**Exercise objective:**
Repeat the full listing below verbatim and keep the images out.

**Material provided:**

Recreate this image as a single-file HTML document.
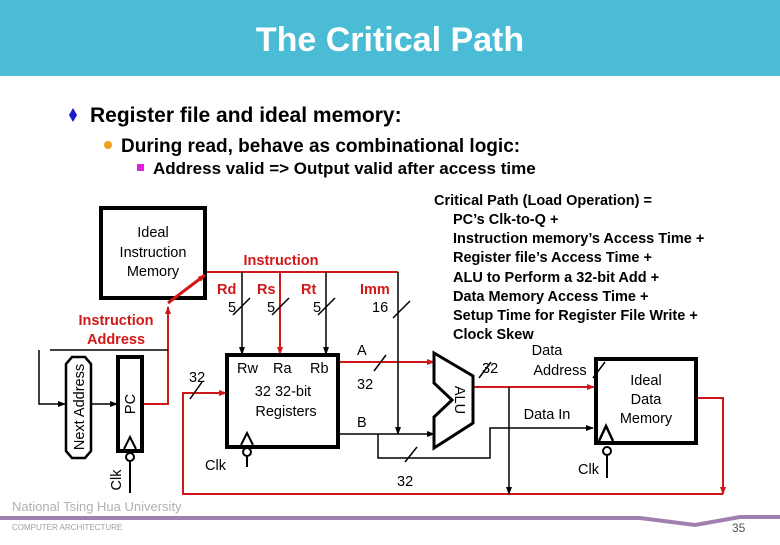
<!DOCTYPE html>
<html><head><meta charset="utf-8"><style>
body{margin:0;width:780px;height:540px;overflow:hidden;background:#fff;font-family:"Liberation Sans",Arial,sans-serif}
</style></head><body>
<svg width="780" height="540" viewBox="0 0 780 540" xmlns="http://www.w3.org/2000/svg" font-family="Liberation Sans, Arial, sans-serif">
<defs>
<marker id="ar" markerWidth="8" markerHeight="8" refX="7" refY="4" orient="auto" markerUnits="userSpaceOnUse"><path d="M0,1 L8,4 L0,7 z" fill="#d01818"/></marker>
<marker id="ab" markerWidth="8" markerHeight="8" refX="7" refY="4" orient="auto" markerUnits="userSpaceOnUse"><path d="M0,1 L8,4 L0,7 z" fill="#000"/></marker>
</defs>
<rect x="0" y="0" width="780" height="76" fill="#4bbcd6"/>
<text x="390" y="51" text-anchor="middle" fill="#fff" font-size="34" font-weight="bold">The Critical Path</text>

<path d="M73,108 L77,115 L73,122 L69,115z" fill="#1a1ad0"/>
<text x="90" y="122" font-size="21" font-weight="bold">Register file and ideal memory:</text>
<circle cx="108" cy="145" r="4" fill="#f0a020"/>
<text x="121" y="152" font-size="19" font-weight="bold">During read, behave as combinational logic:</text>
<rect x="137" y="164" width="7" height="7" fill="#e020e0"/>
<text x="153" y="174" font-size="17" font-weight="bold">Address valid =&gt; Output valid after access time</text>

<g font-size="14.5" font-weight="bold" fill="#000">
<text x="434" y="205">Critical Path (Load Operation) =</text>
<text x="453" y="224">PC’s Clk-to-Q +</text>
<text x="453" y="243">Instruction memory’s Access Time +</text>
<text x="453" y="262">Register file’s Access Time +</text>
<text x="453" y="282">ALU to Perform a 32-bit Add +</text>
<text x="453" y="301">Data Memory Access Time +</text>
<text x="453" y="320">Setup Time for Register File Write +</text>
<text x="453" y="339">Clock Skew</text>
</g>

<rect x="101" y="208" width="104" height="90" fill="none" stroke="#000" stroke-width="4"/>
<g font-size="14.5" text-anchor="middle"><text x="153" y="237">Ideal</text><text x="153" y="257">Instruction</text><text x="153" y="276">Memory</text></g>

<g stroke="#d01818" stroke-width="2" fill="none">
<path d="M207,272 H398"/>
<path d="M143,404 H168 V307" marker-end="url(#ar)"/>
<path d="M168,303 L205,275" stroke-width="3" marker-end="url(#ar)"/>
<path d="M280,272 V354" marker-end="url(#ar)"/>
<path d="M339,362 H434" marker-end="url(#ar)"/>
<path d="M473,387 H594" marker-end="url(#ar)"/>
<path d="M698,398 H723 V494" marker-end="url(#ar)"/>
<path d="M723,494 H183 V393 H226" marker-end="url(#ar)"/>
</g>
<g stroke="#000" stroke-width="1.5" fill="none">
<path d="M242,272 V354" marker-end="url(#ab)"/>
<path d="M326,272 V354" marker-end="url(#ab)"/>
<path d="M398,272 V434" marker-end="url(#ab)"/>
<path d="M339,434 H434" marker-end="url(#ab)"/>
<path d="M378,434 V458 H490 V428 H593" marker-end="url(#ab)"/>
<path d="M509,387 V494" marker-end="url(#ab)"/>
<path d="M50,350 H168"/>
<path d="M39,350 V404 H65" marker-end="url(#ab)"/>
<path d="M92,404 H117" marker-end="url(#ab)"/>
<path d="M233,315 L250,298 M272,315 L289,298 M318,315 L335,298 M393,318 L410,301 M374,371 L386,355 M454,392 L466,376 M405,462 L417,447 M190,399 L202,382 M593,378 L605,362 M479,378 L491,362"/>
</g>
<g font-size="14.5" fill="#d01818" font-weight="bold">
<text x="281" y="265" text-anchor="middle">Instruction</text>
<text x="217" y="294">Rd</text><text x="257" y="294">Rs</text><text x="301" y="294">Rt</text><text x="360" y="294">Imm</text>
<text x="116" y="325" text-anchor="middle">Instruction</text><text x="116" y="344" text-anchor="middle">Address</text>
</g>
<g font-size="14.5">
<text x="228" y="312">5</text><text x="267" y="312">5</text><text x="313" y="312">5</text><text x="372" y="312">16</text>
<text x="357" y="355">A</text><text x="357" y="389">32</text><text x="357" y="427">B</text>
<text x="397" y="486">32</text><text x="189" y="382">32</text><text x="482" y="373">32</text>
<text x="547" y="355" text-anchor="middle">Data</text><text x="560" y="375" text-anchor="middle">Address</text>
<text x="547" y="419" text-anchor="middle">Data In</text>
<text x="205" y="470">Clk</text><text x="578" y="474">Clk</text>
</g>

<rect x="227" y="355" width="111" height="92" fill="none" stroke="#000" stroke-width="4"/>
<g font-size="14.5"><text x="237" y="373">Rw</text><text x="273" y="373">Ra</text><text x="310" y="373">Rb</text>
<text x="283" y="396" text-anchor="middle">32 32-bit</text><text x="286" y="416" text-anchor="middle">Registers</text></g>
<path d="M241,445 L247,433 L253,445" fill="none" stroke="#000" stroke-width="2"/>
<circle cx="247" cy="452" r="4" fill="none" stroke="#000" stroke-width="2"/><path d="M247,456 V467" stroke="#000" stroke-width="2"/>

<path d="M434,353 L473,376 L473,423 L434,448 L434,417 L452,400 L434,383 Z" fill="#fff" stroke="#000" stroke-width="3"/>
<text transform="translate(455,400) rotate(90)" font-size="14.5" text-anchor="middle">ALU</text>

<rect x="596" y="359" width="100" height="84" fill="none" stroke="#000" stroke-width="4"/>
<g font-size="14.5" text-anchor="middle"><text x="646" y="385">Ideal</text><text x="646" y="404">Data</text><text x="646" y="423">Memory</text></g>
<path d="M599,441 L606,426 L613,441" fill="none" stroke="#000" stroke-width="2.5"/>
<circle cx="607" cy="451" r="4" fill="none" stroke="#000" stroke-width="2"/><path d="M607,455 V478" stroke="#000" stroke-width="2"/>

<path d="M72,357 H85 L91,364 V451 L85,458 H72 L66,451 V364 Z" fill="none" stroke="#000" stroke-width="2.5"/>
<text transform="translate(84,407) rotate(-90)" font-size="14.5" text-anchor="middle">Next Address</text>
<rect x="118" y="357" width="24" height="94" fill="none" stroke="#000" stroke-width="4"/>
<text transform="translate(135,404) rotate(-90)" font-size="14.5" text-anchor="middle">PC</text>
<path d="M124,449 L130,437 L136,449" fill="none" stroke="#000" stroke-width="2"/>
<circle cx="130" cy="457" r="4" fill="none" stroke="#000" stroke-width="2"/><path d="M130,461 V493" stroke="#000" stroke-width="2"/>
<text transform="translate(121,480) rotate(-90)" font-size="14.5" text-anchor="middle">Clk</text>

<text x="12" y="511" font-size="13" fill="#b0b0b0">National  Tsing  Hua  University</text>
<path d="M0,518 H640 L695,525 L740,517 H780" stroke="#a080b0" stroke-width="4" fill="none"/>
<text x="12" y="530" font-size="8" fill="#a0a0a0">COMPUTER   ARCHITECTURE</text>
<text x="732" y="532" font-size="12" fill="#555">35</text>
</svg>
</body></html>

**Written response:**
Recreate this image as a single-file HTML document.
<!DOCTYPE html>
<html><head><meta charset="utf-8"><style>
body{margin:0;width:780px;height:540px;overflow:hidden;background:#fff;font-family:"Liberation Sans",Arial,sans-serif}
</style></head><body>
<svg width="780" height="540" viewBox="0 0 780 540" xmlns="http://www.w3.org/2000/svg" font-family="Liberation Sans, Arial, sans-serif">
<defs>
<marker id="ar" markerWidth="8" markerHeight="8" refX="7" refY="4" orient="auto" markerUnits="userSpaceOnUse"><path d="M0,1 L8,4 L0,7 z" fill="#d01818"/></marker>
<marker id="ab" markerWidth="8" markerHeight="8" refX="7" refY="4" orient="auto" markerUnits="userSpaceOnUse"><path d="M0,1 L8,4 L0,7 z" fill="#000"/></marker>
</defs>
<rect x="0" y="0" width="780" height="76" fill="#4bbcd6"/>
<text x="390" y="51" text-anchor="middle" fill="#fff" font-size="34" font-weight="bold">The Critical Path</text>

<path d="M73,108 L77,115 L73,122 L69,115z" fill="#1a1ad0"/>
<text x="90" y="122" font-size="21" font-weight="bold">Register file and ideal memory:</text>
<circle cx="108" cy="145" r="4" fill="#f0a020"/>
<text x="121" y="152" font-size="19" font-weight="bold">During read, behave as combinational logic:</text>
<rect x="137" y="164" width="7" height="7" fill="#e020e0"/>
<text x="153" y="174" font-size="17" font-weight="bold">Address valid =&gt; Output valid after access time</text>

<g font-size="14.5" font-weight="bold" fill="#000">
<text x="434" y="205">Critical Path (Load Operation) =</text>
<text x="453" y="224">PC’s Clk-to-Q +</text>
<text x="453" y="243">Instruction memory’s Access Time +</text>
<text x="453" y="262">Register file’s Access Time +</text>
<text x="453" y="282">ALU to Perform a 32-bit Add +</text>
<text x="453" y="301">Data Memory Access Time +</text>
<text x="453" y="320">Setup Time for Register File Write +</text>
<text x="453" y="339">Clock Skew</text>
</g>

<rect x="101" y="208" width="104" height="90" fill="none" stroke="#000" stroke-width="4"/>
<g font-size="14.5" text-anchor="middle"><text x="153" y="237">Ideal</text><text x="153" y="257">Instruction</text><text x="153" y="276">Memory</text></g>

<g stroke="#d01818" stroke-width="2" fill="none">
<path d="M207,272 H398"/>
<path d="M143,404 H168 V307" marker-end="url(#ar)"/>
<path d="M168,303 L205,275" stroke-width="3" marker-end="url(#ar)"/>
<path d="M280,272 V354" marker-end="url(#ar)"/>
<path d="M339,362 H434" marker-end="url(#ar)"/>
<path d="M473,387 H594" marker-end="url(#ar)"/>
<path d="M698,398 H723 V494" marker-end="url(#ar)"/>
<path d="M723,494 H183 V393 H226" marker-end="url(#ar)"/>
</g>
<g stroke="#000" stroke-width="1.5" fill="none">
<path d="M242,272 V354" marker-end="url(#ab)"/>
<path d="M326,272 V354" marker-end="url(#ab)"/>
<path d="M398,272 V434" marker-end="url(#ab)"/>
<path d="M339,434 H434" marker-end="url(#ab)"/>
<path d="M378,434 V458 H490 V428 H593" marker-end="url(#ab)"/>
<path d="M509,387 V494" marker-end="url(#ab)"/>
<path d="M50,350 H168"/>
<path d="M39,350 V404 H65" marker-end="url(#ab)"/>
<path d="M92,404 H117" marker-end="url(#ab)"/>
<path d="M233,315 L250,298 M272,315 L289,298 M318,315 L335,298 M393,318 L410,301 M374,371 L386,355 M454,392 L466,376 M405,462 L417,447 M190,399 L202,382 M593,378 L605,362 M479,378 L491,362"/>
</g>
<g font-size="14.5" fill="#d01818" font-weight="bold">
<text x="281" y="265" text-anchor="middle">Instruction</text>
<text x="217" y="294">Rd</text><text x="257" y="294">Rs</text><text x="301" y="294">Rt</text><text x="360" y="294">Imm</text>
<text x="116" y="325" text-anchor="middle">Instruction</text><text x="116" y="344" text-anchor="middle">Address</text>
</g>
<g font-size="14.5">
<text x="228" y="312">5</text><text x="267" y="312">5</text><text x="313" y="312">5</text><text x="372" y="312">16</text>
<text x="357" y="355">A</text><text x="357" y="389">32</text><text x="357" y="427">B</text>
<text x="397" y="486">32</text><text x="189" y="382">32</text><text x="482" y="373">32</text>
<text x="547" y="355" text-anchor="middle">Data</text><text x="560" y="375" text-anchor="middle">Address</text>
<text x="547" y="419" text-anchor="middle">Data In</text>
<text x="205" y="470">Clk</text><text x="578" y="474">Clk</text>
</g>

<rect x="227" y="355" width="111" height="92" fill="none" stroke="#000" stroke-width="4"/>
<g font-size="14.5"><text x="237" y="373">Rw</text><text x="273" y="373">Ra</text><text x="310" y="373">Rb</text>
<text x="283" y="396" text-anchor="middle">32 32-bit</text><text x="286" y="416" text-anchor="middle">Registers</text></g>
<path d="M241,445 L247,433 L253,445" fill="none" stroke="#000" stroke-width="2"/>
<circle cx="247" cy="452" r="4" fill="none" stroke="#000" stroke-width="2"/><path d="M247,456 V467" stroke="#000" stroke-width="2"/>

<path d="M434,353 L473,376 L473,423 L434,448 L434,417 L452,400 L434,383 Z" fill="#fff" stroke="#000" stroke-width="3"/>
<text transform="translate(455,400) rotate(90)" font-size="14.5" text-anchor="middle">ALU</text>

<rect x="596" y="359" width="100" height="84" fill="none" stroke="#000" stroke-width="4"/>
<g font-size="14.5" text-anchor="middle"><text x="646" y="385">Ideal</text><text x="646" y="404">Data</text><text x="646" y="423">Memory</text></g>
<path d="M599,441 L606,426 L613,441" fill="none" stroke="#000" stroke-width="2.5"/>
<circle cx="607" cy="451" r="4" fill="none" stroke="#000" stroke-width="2"/><path d="M607,455 V478" stroke="#000" stroke-width="2"/>

<path d="M72,357 H85 L91,364 V451 L85,458 H72 L66,451 V364 Z" fill="none" stroke="#000" stroke-width="2.5"/>
<text transform="translate(84,407) rotate(-90)" font-size="14.5" text-anchor="middle">Next Address</text>
<rect x="118" y="357" width="24" height="94" fill="none" stroke="#000" stroke-width="4"/>
<text transform="translate(135,404) rotate(-90)" font-size="14.5" text-anchor="middle">PC</text>
<path d="M124,449 L130,437 L136,449" fill="none" stroke="#000" stroke-width="2"/>
<circle cx="130" cy="457" r="4" fill="none" stroke="#000" stroke-width="2"/><path d="M130,461 V493" stroke="#000" stroke-width="2"/>
<text transform="translate(121,480) rotate(-90)" font-size="14.5" text-anchor="middle">Clk</text>

<text x="12" y="511" font-size="13" fill="#b0b0b0">National  Tsing  Hua  University</text>
<path d="M0,518 H640 L695,525 L740,517 H780" stroke="#a080b0" stroke-width="4" fill="none"/>
<text x="12" y="530" font-size="8" fill="#a0a0a0">COMPUTER   ARCHITECTURE</text>
<text x="732" y="532" font-size="12" fill="#555">35</text>
</svg>
</body></html>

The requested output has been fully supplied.